===== GIVEN MATERIAL =====

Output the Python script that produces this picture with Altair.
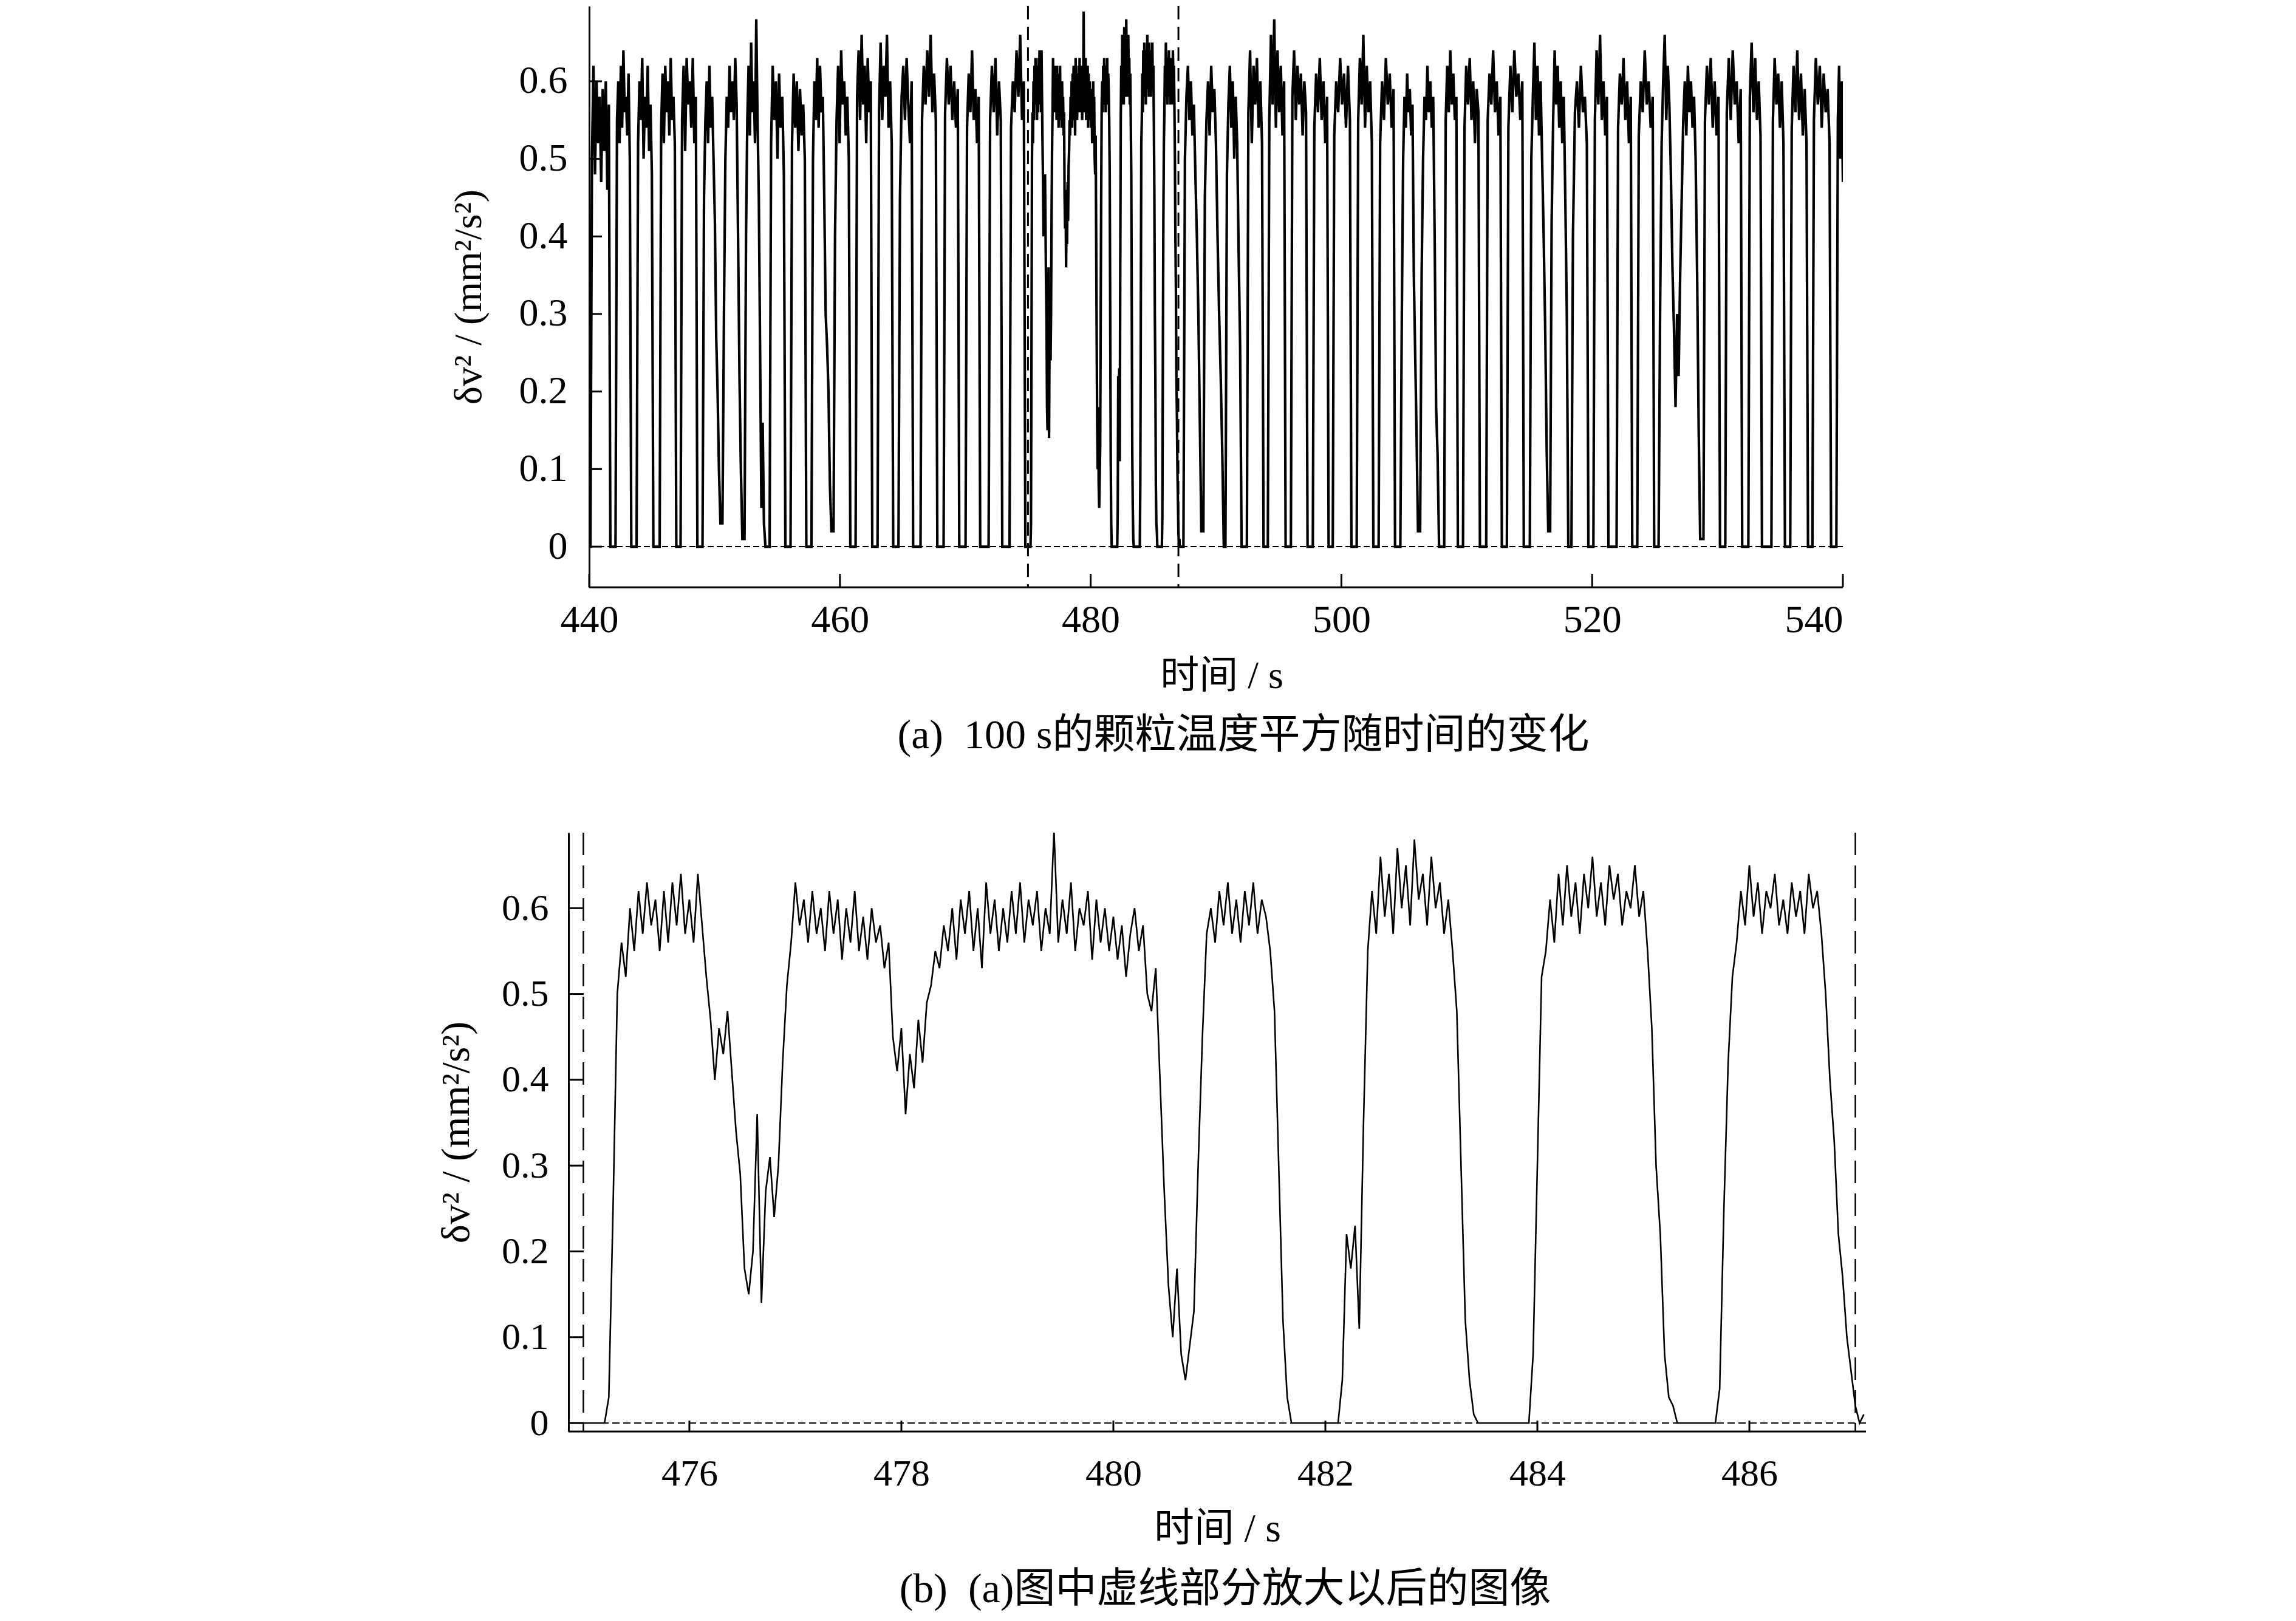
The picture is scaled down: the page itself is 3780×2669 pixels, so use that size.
import altair as alt
import pandas as pd

# ---------------- data ----------------
# panel (b): δv² in 0.01 mm²/s², sampled every 0.04 s starting at 474.88 s
b_t0 = 474.88
b_dt = 0.04
b_vals = [
    0, 0, 0, 0, 0, 0, 0, 0, 0, 3, 25, 50, 56, 52, 60, 55, 62, 57, 63, 58, 61, 55, 62, 56, 63,
    58, 64, 57, 61, 56, 64, 58, 52, 47, 40, 46, 43, 48, 41, 34, 29, 18, 15, 20, 36, 14, 27, 31, 24, 30,
    42, 51, 56, 63, 58, 61, 56, 62, 57, 60, 55, 62, 57, 61, 54, 60, 56, 62, 55, 59, 54, 60, 56, 58, 53,
    56, 45, 41, 46, 36, 43, 39, 47, 42, 49, 51, 55, 53, 58, 55, 60, 54, 61, 57, 62, 55, 60, 53, 63, 57,
    61, 55, 60, 56, 62, 57, 63, 56, 61, 58, 62, 55, 60, 57, 69, 56, 61, 57, 63, 55, 60, 58, 62, 54, 61,
    56, 60, 55, 59, 54, 58, 52, 57, 60, 55, 58, 50, 48, 53, 40, 27, 16, 10, 18, 8, 5, 9, 13, 30, 45,
    57, 60, 56, 62, 58, 63, 57, 61, 56, 62, 58, 63, 57, 61, 59, 55, 48, 30, 12, 3, 0, 0, 0, 0, 0,
    0, 0, 0, 0, 0, 0, 0, 5, 22, 18, 23, 11, 35, 55, 62, 57, 66, 59, 64, 57, 67, 60, 65, 58, 68,
    61, 64, 58, 66, 60, 63, 57, 61, 55, 48, 30, 12, 5, 1, 0, 0, 0, 0, 0, 0, 0, 0, 0, 0, 0,
    0, 0, 8, 30, 52, 55, 61, 56, 64, 58, 65, 59, 63, 57, 64, 60, 66, 59, 63, 58, 65, 61, 64, 58, 62,
    60, 65, 59, 62, 55, 46, 30, 22, 8, 3, 2, 0, 0, 0, 0, 0, 0, 0, 0, 0, 0, 4, 25, 42, 52,
    56, 62, 58, 65, 59, 63, 57, 62, 60, 64, 58, 61, 57, 63, 59, 62, 57, 64, 60, 62, 57, 50, 40, 33, 22,
    17, 10, 6, 2, 0, 1,
]

# panel (a), 440–475 s: troughs (start, end, floor in 0.01) and plateau samples between them
a1_start = [440.00, 441.69, 443.36, 445.12, 446.95, 448.63, 450.47, 452.22, 454.06, 455.65,
            457.32, 459.32, 460.83, 462.58, 464.25, 465.84, 467.77, 469.52, 471.19, 472.95, 474.79]
a1_end = [440.10, 442.10, 443.78, 445.62, 447.29, 449.04, 450.63, 452.39, 454.39, 456.06,
          457.73, 459.49, 461.25, 463.00, 464.67, 466.43, 468.27, 470.02, 471.86, 473.53, 474.84]
a1_floor = [0, 0, 0, 0, 0, 0, 3, 1, 0, 0, 0, 2, 0, 0, 0, 0, 0, 0, 0, 0, 0]
a1_plateau = [
    [50, 62, 48, 60, 52, 58, 47, 59, 51, 60, 46, 57],
    [55, 60, 52, 62, 54, 64, 56, 58, 53, 61, 50],
    [52, 60, 55, 63, 50, 58, 54, 62, 51, 57, 48],
    [54, 61, 52, 62, 56, 60, 53, 63, 55, 58, 52],
    [55, 62, 51, 63, 57, 60, 54, 63, 52, 58],
    [45, 55, 60, 52, 62, 54, 58, 50, 42, 27, 20, 10],
    [30, 50, 58, 54, 62, 56, 60, 55, 63, 57, 40, 22, 10],
    [40, 55, 62, 53, 65, 56, 60, 52, 68, 55, 45, 25, 5, 16, 3],
    [52, 62, 55, 60, 50, 61, 54, 58, 48],
    [52, 61, 54, 60, 51, 59, 53, 57, 50],
    [50, 60, 55, 63, 54, 62, 56, 58, 45, 30, 26, 20, 8],
    [40, 55, 62, 52, 64, 57, 60, 53, 58, 50],
    [58, 64, 55, 66, 57, 62, 52, 63, 56, 60],
    [56, 65, 55, 62, 58, 66, 54, 60, 52],
    [45, 58, 62, 55, 63, 57, 52, 60],
    [55, 62, 57, 64, 58, 66, 56, 61, 55],
    [56, 63, 57, 62, 55, 60, 54, 59],
    [54, 61, 56, 64, 55, 59, 52, 58],
    [55, 62, 56, 63, 53, 60, 55],
    [54, 60, 56, 64, 58, 66, 55, 60],
]

# panel (a), 487–540 s
a2_start = [487.10, 488.83, 490.62, 492.04, 493.79, 495.55, 497.30, 498.98, 500.80, 502.55,
            504.28, 506.11, 507.79, 509.29, 511.05, 512.80, 514.55, 516.50, 518.10, 519.70,
            521.30, 523.20, 524.95, 528.62, 530.20, 531.97, 533.55, 535.38, 537.22, 539.06]
a2_end = [487.40, 488.99, 490.75, 492.46, 494.13, 495.97, 497.72, 499.31, 501.22, 502.97,
          504.70, 506.28, 508.20, 509.70, 511.55, 513.20, 515.03, 516.65, 518.35, 520.10,
          521.95, 523.60, 525.30, 528.88, 530.62, 532.46, 534.30, 535.80, 537.57, 539.48]
a2_floor = [0, 2, 0, 0, 0, 0, 0, 0, 0, 0, 0, 2, 0, 0, 0, 0, 0, 2, 0, 0, 0, 0, 0, 1, 0, 0, 0, 0, 0, 0]
a2_plateau = [
    [50, 58, 62, 55, 60, 53, 57, 48, 40, 30, 16],
    [45, 55, 60, 53, 62, 56, 59, 52, 40, 30, 22, 12],
    [48, 57, 62, 54, 60, 50, 58, 52, 38, 26],
    [56, 64, 52, 62, 57, 63, 54, 60, 52],
    [55, 66, 57, 68, 54, 64, 56, 62, 53, 60],
    [58, 64, 55, 62, 57, 61, 53, 60, 56],
    [54, 61, 56, 63, 55, 60, 52, 58],
    [53, 60, 56, 63, 57, 61, 54, 62, 55],
    [55, 63, 57, 66, 54, 62, 56, 60, 52],
    [52, 60, 55, 63, 57, 61, 54, 59],
    [30, 50, 58, 54, 61, 56, 59, 53, 57, 35, 25, 15],
    [35, 50, 58, 55, 62, 56, 60, 54, 58, 40, 18, 12],
    [55, 62, 56, 64, 57, 61, 55, 58],
    [54, 62, 57, 63, 55, 60, 52, 59, 56],
    [55, 61, 57, 64, 56, 60, 53, 58],
    [54, 62, 56, 64, 58, 61, 55, 60],
    [50, 58, 65, 55, 62, 53, 60, 50, 40, 28, 12],
    [42, 55, 64, 57, 62, 54, 60, 52, 58, 45, 30],
    [40, 56, 60, 54, 62, 56, 58, 52],
    [55, 64, 57, 66, 55, 60, 53, 58],
    [54, 61, 57, 63, 55, 60, 52, 58],
    [53, 60, 56, 64, 57, 60, 54, 58],
    [30, 52, 60, 66, 55, 62, 57, 48, 36, 28, 18, 30, 22, 35, 45, 55, 60, 53, 62, 56, 60, 54, 58, 50, 35, 15],
    [55, 62, 57, 63, 54, 60, 53, 58],
    [56, 63, 55, 64, 57, 60, 52, 59],
    [58, 65, 56, 63, 55, 60, 53],
    [55, 63, 57, 61, 54, 60, 52],
    [54, 62, 56, 64, 55, 61, 53, 59, 52],
    [55, 63, 57, 62, 54, 61, 56, 59, 52],
    [55, 62, 50, 60, 47],
]
a_end_time = 540.0

dash_t = [475, 487]
a_xticks = [440, 460, 480, 500, 520, 540]
b_xticks = [476, 478, 480, 482, 484, 486]
y_ticks = [0, 0.1, 0.2, 0.3, 0.4, 0.5, 0.6]

y_title = "δv² / (mm²/s²)"
x_title = "时间 / s"
cap_a = "(a)\u00a0 100 s的颗粒温度平方随时间的变化"
cap_b = "(b)\u00a0 (a)图中虚线部分放大以后的图像"

FONT = "Liberation Serif, Noto Sans CJK SC"
RISE = 0.12


def build(starts, ends, floors, plateaus, t_end=None):
    ts, vs = [], []
    for k in range(len(starts)):
        ts += [starts[k], ends[k]]
        vs += [floors[k], floors[k]]
        if k < len(plateaus):
            t0 = ends[k] + RISE
            t1 = starts[k + 1] - RISE if k + 1 < len(starts) else t_end
            vals = plateaus[k]
            n = len(vals)
            for j, v in enumerate(vals):
                ts.append(t0 + (t1 - t0) * j / (n - 1))
                vs.append(v)
    return ts, vs


b_ts = [b_t0 + b_dt * i for i in range(len(b_vals))]
a1_t, a1_v = build(a1_start, a1_end, a1_floor, a1_plateau)
a2_t, a2_v = build(a2_start, a2_end, a2_floor, a2_plateau, a_end_time)

df_a = pd.DataFrame({"t": a1_t + b_ts + a2_t, "v": [x / 100 for x in a1_v + b_vals + a2_v]})
df_a["i"] = range(len(df_a))
df_b = pd.DataFrame({"t": b_ts, "v": [x / 100 for x in b_vals]})
df_b["i"] = range(len(df_b))


def panel(df, x_lo, x0, x1, ydom, W, H, yoff, xticks, lw, lab_size, title_size, ytitle_pad,
          ylab_pad, xlab_pad, xtitle_pad, xtitle_x, cap, cap_off, cap_dx, vdash, hdash,
          ytick_len, xtick_len, dash_w):
    px = W / (x1 - x_lo)  # pixels per second
    xs = alt.Scale(domain=[x_lo, x1], nice=False, zero=False)
    ys = alt.Scale(domain=ydom, nice=False, zero=False)
    xaxis = dict(values=xticks, title=x_title, labelPadding=xlab_pad, titlePadding=xtitle_pad,
                 labelFontSize=lab_size, titleFontSize=title_size, format="d", domain=False)
    if xtitle_x is not None:
        xaxis["titleX"] = xtitle_x
    line = alt.Chart(df).mark_line(color="black", strokeWidth=lw, clip=True).encode(
        x=alt.X("t:Q", scale=xs, axis=alt.Axis(**xaxis)),
        y=alt.Y("v:Q", scale=ys, axis=alt.Axis(
            values=y_ticks, title=y_title, format=".1~f", labelFontSize=lab_size,
            titleFontSize=title_size, titlePadding=ytitle_pad, labelPadding=ylab_pad,
            offset=yoff)),
        order="i:Q",
    )
    frame = pd.DataFrame({"t": [x0], "t2": [x1], "v": [0]})
    xline = alt.Chart(frame).mark_rule(color="black", strokeWidth=3).encode(
        x="t:Q", x2="t2:Q", y=alt.value(H))
    hd = alt.Chart(frame).mark_rule(color="black", strokeWidth=2, strokeDash=hdash).encode(
        x="t:Q", x2="t2:Q", y="v:Q")
    vd = alt.Chart(pd.DataFrame({"t": dash_t})).mark_rule(
        color="black", strokeWidth=dash_w, strokeDash=vdash).encode(
        x="t:Q", y=alt.value(0), y2=alt.value(H))
    ytk = alt.Chart(pd.DataFrame({"v": y_ticks, "t": x0, "t2": x0 + ytick_len / px})).mark_rule(
        color="black", strokeWidth=3).encode(y="v:Q", x="t:Q", x2="t2:Q")
    xtk = alt.Chart(pd.DataFrame({"t": xticks})).mark_rule(
        color="black", strokeWidth=3).encode(
        x="t:Q", y=alt.value(H), y2=alt.value(H - xtick_len))
    return alt.layer(line, xline, vd, hd, ytk, xtk).properties(
        width=W, height=H,
        title=alt.TitleParams(cap, orient="bottom", anchor="middle", frame="group",
                              font=FONT, fontSize=68, fontWeight="normal", color="black",
                              offset=cap_off, dx=cap_dx),
    )


# panel (a): plot 2064 px for 440–540 s; the group starts 34 px further left so that it
# lines up with panel (b), whose axis sits 34 px left of panel (a)'s axis.
A_PX = 2064 / 100
A_SHIFT = 34
pa = panel(df_a, 440 - A_SHIFT / A_PX, 440, 540, [-0.0524, 0.697], 2064 + A_SHIFT, 957, -A_SHIFT,
           a_xticks, 4.2, 64, 64, 50, 36, 22, 28, 1075, cap_a, 33, 62, [22, 12], [10, 5], 21, 22, 3)
pb = panel(df_b, 474.86, 474.86, 487.1, [-0.0099, 0.688], 2136, 986, 0,
           b_xticks, 2.6, 62, 66, 40, 33, 39, 28, None, cap_b, 34, 13, [37, 17], [12, 6], 25, 18, 2.5)

chart = alt.vconcat(pa, pb, spacing=123).properties(
    padding={"left": 710, "top": 0, "right": 10, "bottom": 10}, background="white"
).configure_view(stroke=None).configure_axis(
    domainColor="black", domainWidth=3, ticks=False, grid=False,
    labelFont="Liberation Serif", labelColor="black", titleFont=FONT, titleColor="black",
    titleFontWeight="normal",
)

chart.save("out.html", embed_options={"renderer": "svg", "actions": False})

=====

Begin at the first line of the data above and repeat each line exactly, stopping after the line containing "import pandas as pd". Omit the pictures.

## TASK ANSWER
Output the Python script that produces this picture with Altair.
The picture is scaled down: the page itself is 3780×2669 pixels, so use that size.
import altair as alt
import pandas as pd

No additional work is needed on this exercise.